A Challenge

Clearly I don't own Harley Quinn or The Joker; I'd be a lot richer if I did.

Angry noise. My heart beats at the same pace as the frenzied drums, sweat beads trailing down my forehead. Hard rock is essential for a workout; it's energy feeding me, egging me on. As another guitar riff screeches I flip head over heels in cartwheels, throwing daggers at my targets. Heart,head,heart,head. "I'm getting good," I grin to myself.

I realized I had to start training as soon as I broke the Joker out of Arkham. I mean I did gymnastics when I was young and recently went for jogs, but that seems laughable now. A bit of running won't help you keep up with one of the most wanted supervillains in the world, especially with Batsy always getting in the way. So I started to do weights, weapons training and more fitness with religious devotion. If I wanted to stay alive I had to become lethal.

The door was kicked in as I was preparing to do another set of knife-throwing. "HARLEY!" he growled and stalked towards me, clenching and unclenching fists. His eyes black coals burning with rage and all I can think is "Not again". In the beginning I thought it was because I messed up plans, or I stole his spotlight, or even because I'd done something right but he wanted to be the one to do it. In a way I thought I deserved it. I should know better than to make stupid mistakes. But now I was his punching bag whenever he felt like it, whenever he needed to let off stream. It wasn't as bad in the beginning either. Maybe he was trying to make sure he didn't scare me; a slap here, a push there, but now there was bruises and blood. Stained skin and floors. Red and black were my favourite colours, I cackled mentally, it was funny in an ironic way.

A vicious yank on my ponytail sent me sprawling across the room. A sudden sharp pain in my stomach indicated a swiftly following kick. Hands clawed into my shoulders, lifted me up and threw my head to the concrete with an audible crack. My vision hazy but I can still make out his glare.

He does love you. You can't expect him to express his emotions in the way a normal person would, you were his psychologist for a reason. He's just working through something and-

He lifts his fist and something inside me cracks. Shatters because love can only allow so much leverage. I feel my eyes darken with fury and my mouth curl into a snarl. With a strength I didn't know I possessed I send a kick flying to his chest. With no time wasted I pounce on him and rain down punches, barley noticing his mouth wide with shock. I'm out of control. It's fantastic. Now he will be the one peppered with bruises, he will be the one who will have to pretend everything is fine. I'm going to make him suffer.

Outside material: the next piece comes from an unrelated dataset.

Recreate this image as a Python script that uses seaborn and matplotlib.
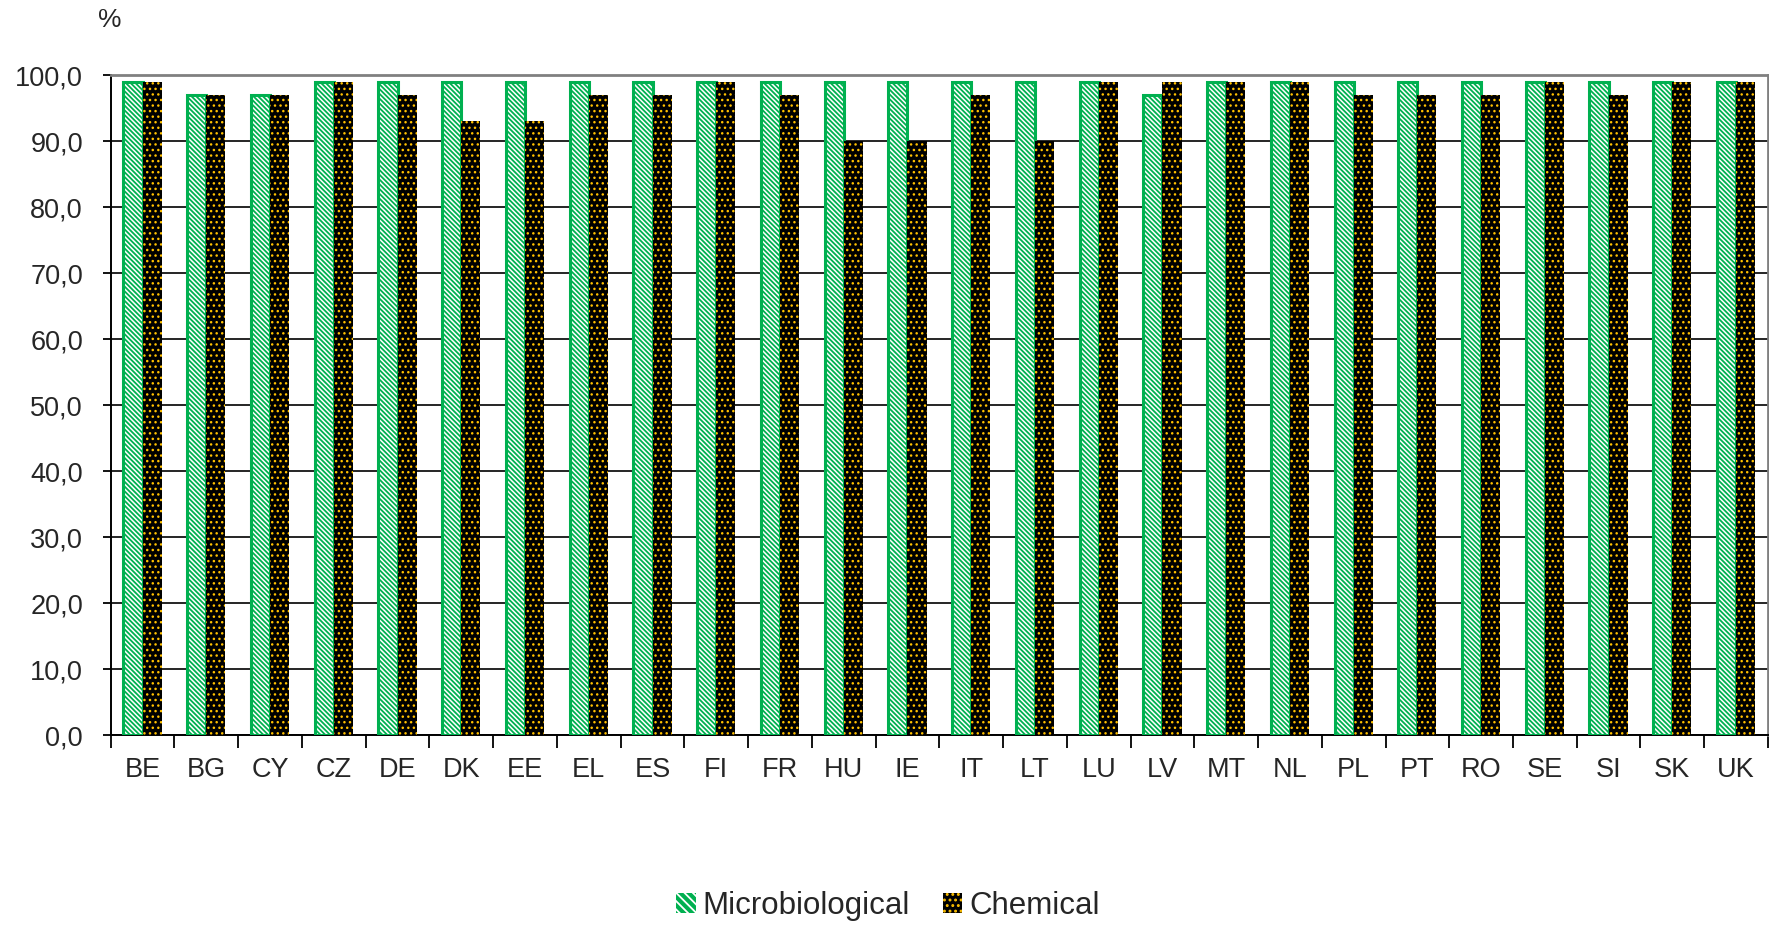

After the first initial moments of disbelief he begins to fight back. They say anger can make you see red, can blur your vision but I had never seen with such clarity. High definition vision. I dodge his swipes and punches easily while continuing my assault, I'm like an animal. He finally gets lucky and throws me off.

I roll into a crouch and hiss, "Keep going J. This is the most you've touched me in ages. I'm not a beaten-down housewife, I'm going to give as good as Iget! So let's go!" I was screaming by the time I finished, practically deranged.

I expected another attack, rage; so the laughter really surprises me. Echoing off the vast metal walls, he grins at me, "Finally some fun! There's the girl that argued and threatened me in therapy!"

It all made sense. How could I have missed something so obvious? As much as Mistah J loves causing pain, he loves a challenge more. That's why he's so obsessed with Batsy, he's a worthy rival unlike others he so easily disposed of. I used to be a challenge in therapy, which was probably the reason he took a liking to me. He could have broken out on his own sooner or later but he wanted to get me to pull the strings because it was more fun that way. I lost my entertainment value… until now. I just proved I was still a challenge.

He closes the distance between us deliberately, slowly; to make sure I don't lash out again. One lean arm encircles my waist while his other hand tips my neck back and he kisses me. Not the gentle kiss I got in Arkham before the breakout or the harsh, quick crush of jaws to try and fulfil my wants for affection; but the first real kiss he's given me. He's rough sure, but his hand isn't crushing my neck. It's the first kiss motivated by want, not tactics. It's perfect, I've never wanted to be treated like a porcelain doll anyway.

I bit his bottom lip lightly and whisper "Round two" with a devilish grin as I slip away.